Doctor of Philosophy (Economics)
The NUS Economics Department is widely considered a world leading Economics Department and perhaps the best in Asia in terms of research. Doctoral students get the opportunity to interact with more than 50 faculty members, whose expertise cover all the major areas of economics.
The PhD program admits around ten students each year. For admission, a student should have a good honors degree (first class or second upper) or a good masters degree, either in Economics or in a field with a quantitative emphasis, such as mathematics, statistics, physics, engineering, or operations research.
Almost all students who are admitted to the program will receive NUS Research Scholarships; these scholarships provide full financial aid (covering both fees and living expenses) for four years and will typically require some teaching duties. Students who continue into their 5th or 6th year may receive support through Research or Teaching Assistantships, or through the KR Chou and Goh Keng Swee PhD Scholarships in Economics.
Graduates of the NUS doctoral program go on to establish promising careers both within and outside academia.
Course Structure and Requirements
The first year of the PhD program is almost exclusively devoted to coursework, with research becoming increasingly significant in subsequent years. Students are required to maintain a cumulative average point of 3.5 on their coursework modules. The first year modules (all of which are compulsory) are the following:
EC5101 Microeconomic Theory
EC5102 Macroeconomic Theory
EC5103 Econometric Modelling and Applications I
EC5104 Mathematics for Economists
EC6101 Advanced Microeconomic Theory
EC6102 Advanced Macroeconomic Theory
EC6103 Econometric Modelling and Applications II
EC6104 Advanced Mathematics for Economists
In the second year, students are required to take at least four more taught modules (from a list of optional modules), in addition to beginning work on their thesis.

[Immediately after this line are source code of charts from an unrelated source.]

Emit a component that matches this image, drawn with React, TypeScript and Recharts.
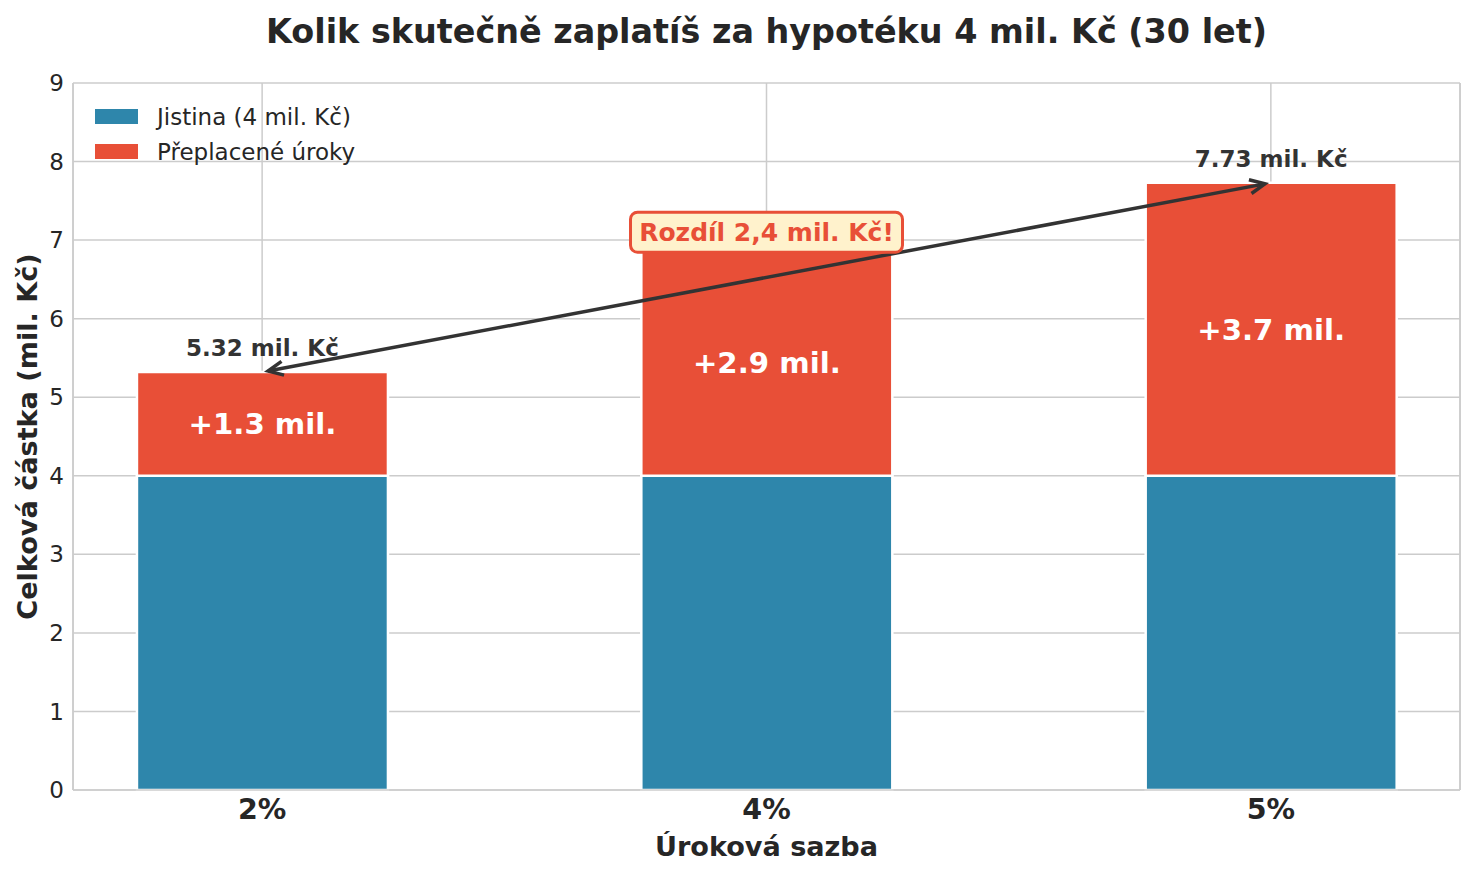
import React from "react";
import {
  BarChart,
  Bar,
  XAxis,
  YAxis,
  CartesianGrid,
  Legend,
  LabelList,
  ReferenceLine,
  ReferenceDot,
} from "recharts";

const FONT = "'DejaVu Sans', 'Liberation Sans', sans-serif";
const BLUE = "#2E86AB";
const RED = "#E84F37";
const INK = "#262626";
const DARK = "#333333";
const GRID = "#cccccc";

const rates = ["2%", "4%", "5%"];
const principal = [4, 4, 4];
const interest = [1.32, 2.87, 3.73];
const yTicks = [0, 1, 2, 3, 4, 5, 6, 7, 8, 9];
const xPositions = [0, 1, 2];
const xDomain = [-0.375, 2.375];
const boxLevel = 7.1;

const data = rates.map((rate, i) => ({
  pos: xPositions[i],
  rate,
  principal: principal[i],
  interest: interest[i],
  total: principal[i] + interest[i],
}));

const first = data[0];
const last = data[data.length - 1];
const diff = last.total - first.total;

const legendItems = [
  { label: "Jistina (4 mil. Kč)", color: BLUE },
  { label: "Přeplacené úroky", color: RED },
];

function LegendBox() {
  return (
    <div style={{ fontFamily: FONT, fontSize: 23, color: INK }}>
      {legendItems.map((it) => (
        <div
          key={it.label}
          style={{ display: "flex", alignItems: "center", height: 35 }}
        >
          <span
            style={{
              display: "inline-block",
              width: 43,
              height: 15,
              background: it.color,
              marginRight: 19,
            }}
          />
          <span>{it.label}</span>
        </div>
      ))}
    </div>
  );
}

// double headed arrow between the two totals
function Arrow(props: any) {
  const { x1, y1, x2, y2 } = props;
  if (x1 == null) return null;
  const dx = x2 - x1;
  const dy = y2 - y1;
  const len = Math.sqrt(dx * dx + dy * dy);
  const ux = dx / len;
  const uy = dy / len;
  const shrink = 6;
  const ax = x1 + ux * shrink;
  const ay = y1 + uy * shrink;
  const bx = x2 - ux * shrink;
  const by = y2 - uy * shrink;
  const hl = 15;
  const hw = 7;
  const head = (px: number, py: number, dir: number) => {
    const bxh = px - dir * ux * hl;
    const byh = py - dir * uy * hl;
    return `M${bxh - uy * hw},${byh + ux * hw} L${px},${py} L${bxh + uy * hw},${byh - ux * hw}`;
  };
  return (
    <g>
      <line x1={ax} y1={ay} x2={bx} y2={by} stroke={DARK} strokeWidth={3.5} />
      <path d={head(bx, by, 1)} fill="none" stroke={DARK} strokeWidth={3.5} />
      <path d={head(ax, ay, -1)} fill="none" stroke={DARK} strokeWidth={3.5} />
    </g>
  );
}

function DiffBox(props: any) {
  const { cx, cy } = props;
  if (cx == null) return null;
  const w = 272;
  const h = 40;
  return (
    <g>
      <rect
        x={cx - w / 2}
        y={cy - h / 2}
        width={w}
        height={h}
        rx={7}
        fill="#FFF2CC"
        stroke={RED}
        strokeWidth={3}
      />
      <text
        x={cx}
        y={cy}
        textAnchor="middle"
        dominantBaseline="central"
        fontFamily={FONT}
        fontWeight="bold"
        fontSize={25}
        fill={RED}
      >
        {`Rozdíl ${diff.toFixed(1).replace(".", ",")} mil. Kč!`}
      </text>
    </g>
  );
}

function TotalLabel(props: any) {
  const { x, y, width, value, index } = props;
  if (index !== 0 && index !== data.length - 1) return null;
  return (
    <text
      x={x + width / 2}
      y={y - 16}
      textAnchor="middle"
      fontFamily={FONT}
      fontWeight="bold"
      fontSize={23}
      fill={DARK}
    >
      {`${Number(value).toFixed(2)} mil. Kč`}
    </text>
  );
}

export default function App() {
  return (
    <div
      style={{
        position: "absolute",
        left: 0,
        top: 0,
        width: 1475,
        height: 875,
        background: "#fff",
        fontFamily: FONT,
      }}
    >
      <div
        style={{
          position: "absolute",
          left: 73,
          width: 1387,
          top: 12,
          textAlign: "center",
          fontSize: 33.4,
          fontWeight: "bold",
          color: INK,
          lineHeight: "40px",
        }}
      >
        Kolik skutečně zaplatíš za hypotéku 4 mil. Kč (30 let)
      </div>
      <BarChart
        width={1475}
        height={875}
        data={data}
        margin={{ top: 83, right: 15, bottom: 30, left: 13 }}
        style={{ position: "absolute", left: 0, top: 0 }}
      >
        <CartesianGrid stroke={GRID} strokeWidth={1.5} />
        <XAxis
          type="number"
          dataKey="pos"
          domain={xDomain}
          ticks={xPositions}
          tickFormatter={(v: number) => rates[v]}
          height={55}
          tickLine={false}
          tickSize={0}
          tickMargin={9}
          axisLine={{ stroke: GRID, strokeWidth: 1.6 }}
          tick={{ fill: INK, fontSize: 28.5, fontWeight: "bold", fontFamily: FONT }}
          label={{
            content: (p: any) => (
              <text
                x={p.viewBox.x + p.viewBox.width / 2}
                y={p.viewBox.y + 56}
                textAnchor="middle"
                dominantBaseline="central"
                fontFamily={FONT}
                fontWeight="bold"
                fontSize={27.1}
                fill={INK}
              >
                Úroková sazba
              </text>
            ),
          }}
        />
        <YAxis
          domain={[0, 9]}
          ticks={yTicks}
          width={60}
          tickLine={false}
          tickSize={0}
          tickMargin={9}
          axisLine={{ stroke: GRID, strokeWidth: 1.6 }}
          tick={{ fill: INK, fontSize: 23, fontFamily: FONT }}
          label={{
            content: (p: any) => {
              const cx = p.viewBox.x + 14;
              const cy = p.viewBox.y + p.viewBox.height / 2;
              return (
                <text
                  x={cx}
                  y={cy}
                  transform={`rotate(-90 ${cx} ${cy})`}
                  textAnchor="middle"
                  dominantBaseline="central"
                  fontFamily={FONT}
                  fontWeight="bold"
                  fontSize={27.1}
                  fill={INK}
                >
                  Celková částka (mil. Kč)
                </text>
              );
            },
          }}
        />
        <ReferenceLine x={xDomain[1]} stroke={GRID} strokeWidth={1.6} />
        <Legend
          layout="vertical"
          align="center"
          verticalAlign="middle"
          wrapperStyle={{ top: 99, left: 95, width: 330 }}
          content={() => <LegendBox />}
        />
        <Bar
          dataKey="principal"
          stackId="a"
          fill={BLUE}
          stroke="#fff"
          strokeWidth={2.5}
          barSize={251}
          isAnimationActive={false}
        />
        <Bar
          dataKey="interest"
          stackId="a"
          fill={RED}
          stroke="#fff"
          strokeWidth={2.5}
          barSize={251}
          isAnimationActive={false}
        >
          <LabelList
            dataKey="interest"
            position="center"
            formatter={(v: any) => `+${Number(v).toFixed(1)} mil.`}
            fill="#fff"
            fontSize={29.2}
            fontWeight="bold"
            fontFamily={FONT}
          />
          <LabelList dataKey="total" content={<TotalLabel />} />
        </Bar>
        <ReferenceLine
          segment={[
            { x: first.pos, y: first.total },
            { x: last.pos, y: last.total },
          ]}
          shape={<Arrow />}
        />
        <ReferenceDot x={data[1].pos} y={boxLevel} shape={<DiffBox />} />
      </BarChart>
    </div>
  );
}
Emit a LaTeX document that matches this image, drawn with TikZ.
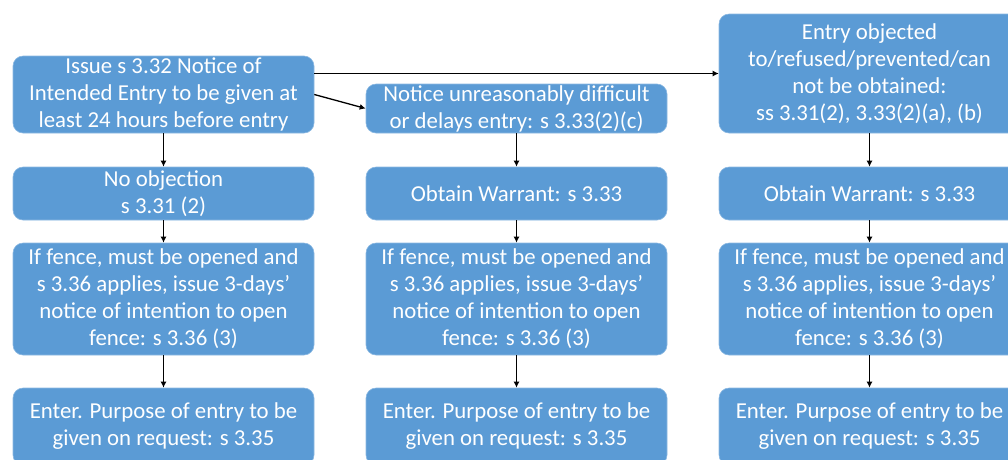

Students admitted to the doctoral program are expected to pass the Qualifying Examinations within the first two years of their admission. These examinations have two principal requirements: passing the comprehensive written examinations and submission of a thesis proposal.
The comprehensive examinations consist of two exam papers, one each in micro- and macroeconomics. Students would normally take the exams at the beginning of the long summer break at the end of the first year; those who fail on either exam paper will have one opportunity to re-take that exam paper within six months of the first attempt.
The submission and oral defense of the thesis proposal normally takes place in the latter half of the second year.
Students who fail the Qualifying Examinations would often be permitted to transfer to the Master of Social Sciences program; relevant course credits earned on the doctoral program would also be transferred.
From the third year onwards, students would concentrate on research on their doctoral thesis. It would typically take another two to four years to complete the thesis.
Language and Writing Requirements Students who have graduated from universities where English is not the medium of instruction may be required to undergo a Graduate English Course. In addition, all students are required to attend and pass a short course on academic writing in the second year of the doctoral program.
Intake and Application Procedures
Students are admitted to the program once each year, at the beginning of the academic year in August.
Applications for admission in a given year are considered in the last quarter of the year preceding that. Applications received before September 30th will be considered for early offers made by the end of November. The deadline for all applications is November 1st. Application outcomes will be made known by the end of March.